Mobile API Access with ProxmoxR

While curl scripts and Python are great for automation, there are times when you need quick API-level access from your phone — checking VM status, starting a stopped service, or monitoring node resources while you are away from your terminal. ProxmoxR is a mobile client built specifically for the Proxmox API. It connects using the same API tokens described in this guide and gives you a clean, native interface for the most common API operations: viewing nodes and VMs, starting and stopping machines, checking resource usage, and reviewing task logs. Instead of writing curl commands on a mobile keyboard, you get a purpose-built interface that handles authentication and API calls behind the scenes.

To connect ProxmoxR to your server, simply create an API token as described above and enter your server URL and token credentials in the app. This is particularly useful for on-call administrators who need to respond to alerts quickly without opening a laptop.

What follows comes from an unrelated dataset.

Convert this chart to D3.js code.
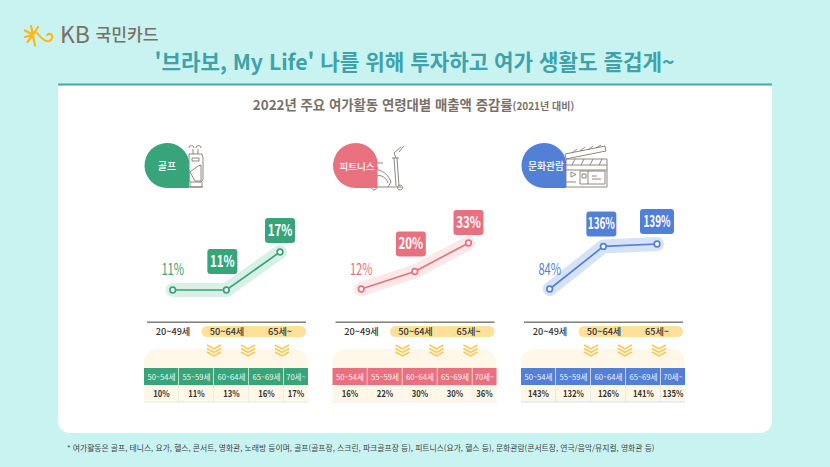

Rate Limiting and Best Practices

  • Avoid polling too frequently: The Proxmox API does not impose hard rate limits, but rapid polling (sub-second intervals) adds unnecessary load. Poll every 5-10 seconds for status updates.
  • Use task tracking for async operations: Operations like VM start, clone, and backup return a task UPID immediately. Poll the task status endpoint to check completion rather than repeatedly checking VM status.
  • Handle self-signed certificates: By default, Proxmox uses a self-signed SSL certificate. In scripts, you will need to skip verification (-k in curl, verify=False in Python) or install the certificate in your trust store.
  • Use the least privilege: Create API tokens with --privsep=1 and assign only the permissions needed. For a monitoring-only token, assign PVEAuditor role.
  • Prefer API tokens over ticket auth: Tokens do not expire, are easier to manage, and can be revoked individually without affecting the user account.

Summary

The Proxmox VE REST API is one of the platform's greatest strengths. It enables everything from simple monitoring scripts to full infrastructure-as-code pipelines. By creating dedicated API tokens with appropriate permissions, you can safely automate VM provisioning, monitor cluster health, integrate with CI/CD systems, and manage your infrastructure from any device. Whether you are writing Python scripts on your workstation or using a mobile client like ProxmoxR to handle an urgent issue on the go, the API gives you complete control over your Proxmox environment.